Politicization of the US Military over the Last 4 DecadesBreaking News
tags: military history, Pentagon
Kori Schake leads the foreign and defense policy team at the American Enterprise Institute. She is the author of Safe Passage: The Transition from British to American Hegemony.
American respect for its military is plummeting. It has dropped by 30 points in the past five years in surveys conducted by the Reagan Foundation. In their recently released poll, less than half of respondents have a great deal of trust and confidence in America’s military. Unless both civilian and military leaders take corrective actions to repair the breach, this will impede recruiting, diminish unit cohesion, and damage the bond between the military and the public it serves.
As concerning as the drop itself is the reason. 62 percent of respondents said they were losing trust and confidence because the military leadership is becoming overly politicized. Nor is the attitude partisan: 60 percent of Democrats gave that answer, as did 60 percent of Independents and 65 percent of Republicans. Only 35 percent of respondents expressed confidence in the military’s ability to act in a professional and nonpolitical manner.
If America wants to retain a military that recruits from all parts of the citizenry and brings them together into an effective fighting force, it should both correct that public perception and better insulate the military from being a pawn in partisan political disputes. This will require more discipline from military leaders and greater recognition by politicians of the damage they are doing to our national security by castigating the professionalism and non-partisan commitment of America’s soldiers, sailors, airmen, marines, and their leaders. Military leaders should stick to the core functions of the profession and master saying “that’s a more appropriate question for the secretary of defense.” Politicians should stop hiding behind uniforms when enacting unpopular policies, and expend their efforts on passing relevant legislation in areas urgently in need of attention.
The Path to Polarization
The Reagan Foundation’s findings are at strong variance with how the military views itself. America’s military believes it is a paragon of non-partisan professionalism, and works hard to inculcate that attitude through professional military education. Military leaders worry about veteran political activism reflecting on the active-duty force. But they don’t believe public concerns about politicization of the military are affecting the force. Gen.
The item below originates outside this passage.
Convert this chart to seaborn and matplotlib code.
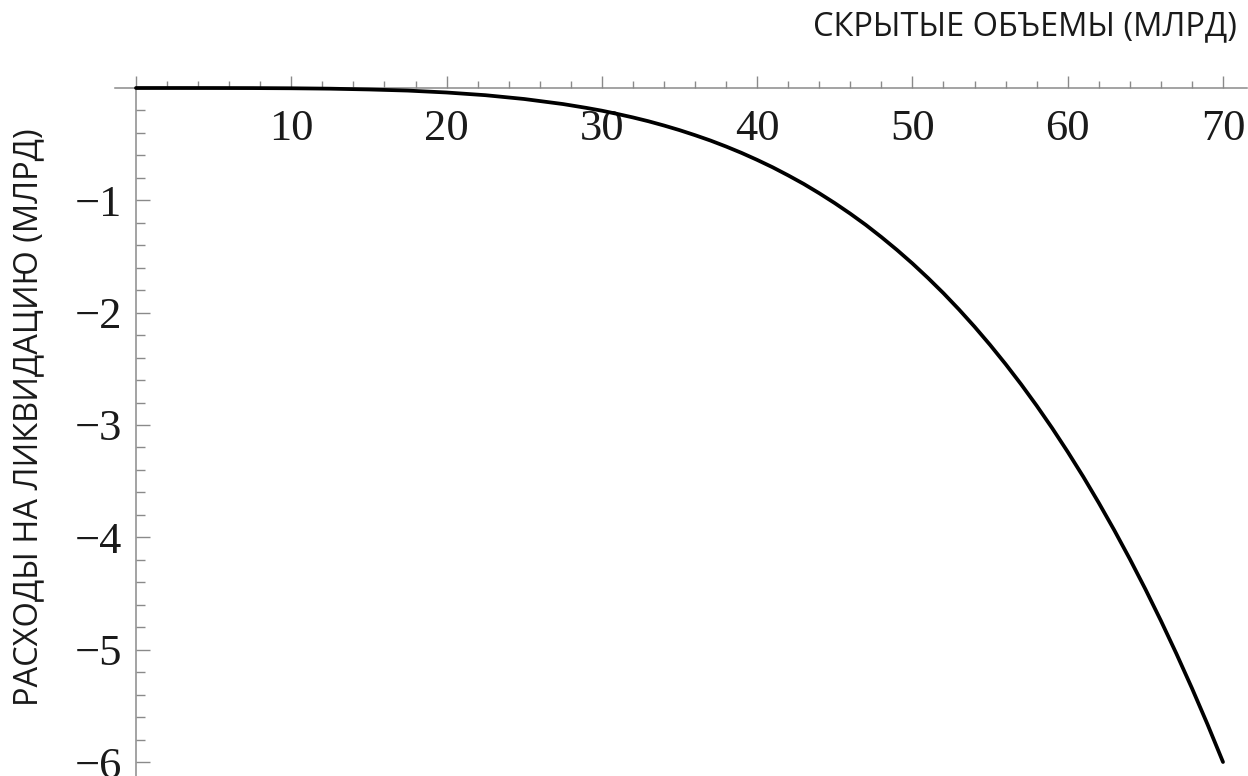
import numpy as np
import pandas as pd
import matplotlib
matplotlib.use("Agg")
import matplotlib.pyplot as plt
import seaborn as sns
from matplotlib.ticker import MultipleLocator, FixedLocator

# Data
hidden_volume = [0, 2.5, 5, 7.5, 10, 12.5, 15, 17.5, 20, 22.5, 25, 27.5, 29,
                 30, 31, 32, 33, 34, 35, 36, 37, 38, 39, 40, 41, 42, 43, 44, 45,
                 46, 47, 48, 49, 50, 51, 52, 53, 54, 55, 56, 57, 58, 59, 60,
                 61, 62, 63, 64, 65, 66, 67, 68, 69, 70]
liquidation_cost = [0.0, 0.0, -0.0002, -0.0008, -0.0025, -0.006, -0.013, -0.023, -0.040,
                    -0.064, -0.098, -0.143, -0.177,
                    -0.202, -0.231, -0.262, -0.296, -0.334, -0.375, -0.420, -0.468,
                    -0.521, -0.578, -0.640, -0.706, -0.778, -0.854, -0.937, -1.025,
                    -1.119, -1.219, -1.327, -1.441, -1.562, -1.691, -1.827, -1.972,
                    -2.125, -2.287, -2.458, -2.638, -2.828, -3.028, -3.239,
                    -3.460, -3.693, -3.937, -4.193, -4.461, -4.742, -5.036, -5.343,
                    -5.664, -6.0]
x_tick_values = [10, 20, 30, 40, 50, 60, 70]
y_tick_values = [-1, -2, -3, -4, -5, -6]
x_label = "СКРЫТЫЕ ОБЪЕМЫ (МЛРД)"
y_label = "РАСХОДЫ НА ЛИКВИДАЦИЮ (МЛРД)"

df = pd.DataFrame({"x": hidden_volume, "y": liquidation_cost})

sns.set_style("white")
plt.rcParams['font.family'] = ['Open Sans', 'DejaVu Sans']

W, H = 1248, 776
fig = plt.figure(figsize=(W / 100, H / 100), dpi=100)
ax_left, ax_right = 115, 1247
ax_top, ax_bot = 75, 776
ax = fig.add_axes([ax_left / W, 1 - ax_bot / H, (ax_right - ax_left) / W, (ax_bot - ax_top) / H])

sns.lineplot(data=df, x="x", y="y", ax=ax, color="black", linewidth=2.7, zorder=5)

# limits so that x=0 -> px136, x=70 -> px1223; y=0 -> px88, y=-6 -> px762
px_per_x = (1223 - 136) / 70
px_per_y = (762 - 88) / 6
ax.set_xlim(-(136 - ax_left) / px_per_x, 70 + (ax_right - 1223) / px_per_x)
ax.set_ylim(-(ax_bot - 88) / px_per_y, (88 - ax_top) / px_per_y)

axis_col = "#8a8a8a"
for s in ["top", "right"]:
    ax.spines[s].set_visible(False)
ax.spines["left"].set_position(("data", 0))
ax.spines["bottom"].set_position(("data", 0))
for s in ["left", "bottom"]:
    ax.spines[s].set_color(axis_col)
    ax.spines[s].set_linewidth(1.1)
ax.spines["left"].set_bounds(ax.get_ylim()[0], 0)

ax.xaxis.set_major_locator(FixedLocator([0] + x_tick_values))
ax.xaxis.set_minor_locator(MultipleLocator(2))
ax.yaxis.set_major_locator(FixedLocator([0] + y_tick_values))
ax.yaxis.set_minor_locator(MultipleLocator(0.2))
ax.set_xticklabels([""] + [str(v) for v in x_tick_values])
ax.set_yticklabels([""] + ["\u2212" + str(-v) for v in y_tick_values])

ax.tick_params(which="both", bottom=True, left=True, top=False, right=False)
serif = ['Liberation Serif', 'DejaVu Serif']
ax.tick_params(axis="x", which="major", direction="in", length=8.8, width=1.0,
               color=axis_col, pad=15, labelsize=32, labelcolor="#1a1a1a")
ax.tick_params(axis="x", which="minor", direction="in", length=5.0, width=1.0, color=axis_col)
ax.tick_params(axis="y", which="major", direction="in", length=10, width=1.0,
               color=axis_col, pad=10, labelsize=32, labelcolor="#1a1a1a")
ax.tick_params(axis="y", which="minor", direction="in", length=6.5, width=1.0, color=axis_col)
for lab in ax.get_xticklabels() + ax.get_yticklabels():
    lab.set_family(serif)

ax.set_xlabel("")
ax.set_ylabel("")
fig.text(1237 / W, 1 - 27 / H, x_label, ha="right", va="center", fontsize=23.5,
         color="#1a1a1a", family=['Open Sans', 'DejaVu Sans'])
fig.text(29 / W, 1 - 417 / H, y_label, ha="center", va="center", rotation=90,
         fontsize=23.5, color="#1a1a1a", family=['Open Sans', 'DejaVu Sans'])

fig.savefig("out.png", dpi=100)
David Berger, the commandant of the Marine Corps, said recently that “I don’t see and hear a conversation or an impact of woke-ism in the rank and file, at all.” The Army’s head of recruiting believes the concerns are having no effect on Americans’ willingness to serve.
But there have been a number of developments over the past several decades that have contributed to the perception of the military’s politicization. Veterans’ endorsement of presidential candidates has been an escalating arms race since retired Marine Commandant Paul X. Kelly endorsed Ronald Reagan in 1980. Presidential campaigns now routinely roll out lists of hundreds of retired flag officers and include uniformed military in campaign ads. The Bush administration left it to the military to persuade Congress to support the Iraq surge. In 2016, retired Gen. John Allen spoke at the Democratic National Convention to endorse the Democratic candidate while, in a more egregious move, retired Maj. Gen. Michael Flynn led chants of “lock her up” at the Republican National Convention.
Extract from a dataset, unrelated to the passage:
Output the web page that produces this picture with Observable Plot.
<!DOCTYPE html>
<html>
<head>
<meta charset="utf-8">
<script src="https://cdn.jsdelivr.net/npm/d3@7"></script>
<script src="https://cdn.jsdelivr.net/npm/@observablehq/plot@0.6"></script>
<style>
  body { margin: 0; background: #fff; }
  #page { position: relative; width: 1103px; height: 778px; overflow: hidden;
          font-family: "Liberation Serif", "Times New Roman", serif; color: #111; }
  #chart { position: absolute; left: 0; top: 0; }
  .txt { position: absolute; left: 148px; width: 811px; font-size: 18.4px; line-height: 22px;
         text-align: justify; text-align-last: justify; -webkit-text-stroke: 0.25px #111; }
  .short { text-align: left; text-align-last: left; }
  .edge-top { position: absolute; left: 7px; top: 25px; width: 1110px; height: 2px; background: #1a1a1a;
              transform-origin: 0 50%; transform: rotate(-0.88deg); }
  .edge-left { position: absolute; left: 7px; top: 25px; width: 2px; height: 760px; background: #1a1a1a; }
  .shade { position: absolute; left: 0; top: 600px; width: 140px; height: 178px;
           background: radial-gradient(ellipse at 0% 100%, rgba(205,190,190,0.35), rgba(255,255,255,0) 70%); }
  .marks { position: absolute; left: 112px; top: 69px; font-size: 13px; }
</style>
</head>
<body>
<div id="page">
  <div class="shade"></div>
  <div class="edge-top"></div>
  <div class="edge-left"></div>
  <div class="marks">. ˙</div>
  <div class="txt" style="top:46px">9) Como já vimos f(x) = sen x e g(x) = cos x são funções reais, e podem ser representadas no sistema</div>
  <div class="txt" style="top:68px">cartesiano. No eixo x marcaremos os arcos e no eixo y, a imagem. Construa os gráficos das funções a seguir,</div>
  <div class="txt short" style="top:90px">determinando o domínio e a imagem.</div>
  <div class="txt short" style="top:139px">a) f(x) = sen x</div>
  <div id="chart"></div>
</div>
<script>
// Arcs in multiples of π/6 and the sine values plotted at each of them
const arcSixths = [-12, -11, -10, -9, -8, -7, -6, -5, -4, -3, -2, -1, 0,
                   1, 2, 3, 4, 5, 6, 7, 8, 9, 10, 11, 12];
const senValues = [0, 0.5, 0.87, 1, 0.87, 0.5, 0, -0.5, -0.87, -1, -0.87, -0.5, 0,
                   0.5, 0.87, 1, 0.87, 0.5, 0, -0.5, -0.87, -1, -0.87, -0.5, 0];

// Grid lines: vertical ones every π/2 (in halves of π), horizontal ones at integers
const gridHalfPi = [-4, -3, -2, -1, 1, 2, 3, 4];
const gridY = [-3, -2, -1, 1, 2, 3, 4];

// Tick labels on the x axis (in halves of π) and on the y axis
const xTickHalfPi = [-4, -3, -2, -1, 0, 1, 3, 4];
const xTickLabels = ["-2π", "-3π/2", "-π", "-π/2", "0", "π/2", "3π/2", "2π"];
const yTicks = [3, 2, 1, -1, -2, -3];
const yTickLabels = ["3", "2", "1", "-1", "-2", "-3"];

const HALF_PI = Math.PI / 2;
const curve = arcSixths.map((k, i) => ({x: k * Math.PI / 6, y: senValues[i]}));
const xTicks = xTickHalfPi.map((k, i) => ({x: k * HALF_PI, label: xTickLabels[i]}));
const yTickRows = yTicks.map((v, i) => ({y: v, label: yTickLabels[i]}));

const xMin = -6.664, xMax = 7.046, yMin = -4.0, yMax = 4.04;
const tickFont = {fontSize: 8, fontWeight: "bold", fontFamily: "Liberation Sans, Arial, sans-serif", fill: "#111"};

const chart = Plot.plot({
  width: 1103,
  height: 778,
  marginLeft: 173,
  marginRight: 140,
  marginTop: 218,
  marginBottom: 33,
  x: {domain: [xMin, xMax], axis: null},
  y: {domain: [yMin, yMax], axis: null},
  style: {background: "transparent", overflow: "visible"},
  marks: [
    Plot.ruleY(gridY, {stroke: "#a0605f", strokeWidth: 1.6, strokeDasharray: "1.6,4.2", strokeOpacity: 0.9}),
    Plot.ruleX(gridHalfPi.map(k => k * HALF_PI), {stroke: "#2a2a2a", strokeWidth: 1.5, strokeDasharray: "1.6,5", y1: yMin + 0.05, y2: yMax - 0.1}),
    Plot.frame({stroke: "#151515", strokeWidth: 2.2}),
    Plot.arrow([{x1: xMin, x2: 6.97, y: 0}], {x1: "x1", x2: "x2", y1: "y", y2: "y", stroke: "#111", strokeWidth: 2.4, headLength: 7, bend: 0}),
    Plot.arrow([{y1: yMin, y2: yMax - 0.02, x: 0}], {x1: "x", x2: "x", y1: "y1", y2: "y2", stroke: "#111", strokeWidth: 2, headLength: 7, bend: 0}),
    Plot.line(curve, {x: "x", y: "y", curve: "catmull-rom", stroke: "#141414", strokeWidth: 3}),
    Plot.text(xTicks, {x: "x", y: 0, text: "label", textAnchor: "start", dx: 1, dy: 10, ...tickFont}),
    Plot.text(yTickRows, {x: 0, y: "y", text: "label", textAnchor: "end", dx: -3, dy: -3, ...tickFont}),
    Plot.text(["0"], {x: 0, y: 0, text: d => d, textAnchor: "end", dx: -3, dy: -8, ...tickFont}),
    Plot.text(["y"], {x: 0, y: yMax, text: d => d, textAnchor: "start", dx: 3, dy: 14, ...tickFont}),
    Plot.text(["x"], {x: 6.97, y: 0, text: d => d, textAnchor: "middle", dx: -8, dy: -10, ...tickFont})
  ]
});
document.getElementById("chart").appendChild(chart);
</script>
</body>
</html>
Furthermore, Presidents Barack Obama and Donald Trump both nominated record numbers of high-ranking veterans into senior civilian appointments. Like his predecessor, President Joe Biden nominated a recently retired veteran to be secretary of defense. More recently, Biden placed uniformed marines beside him as he gave a highly political speech about the threat to democracy in the country. All of these actions are shaping public perceptions of the military as a partisan political force.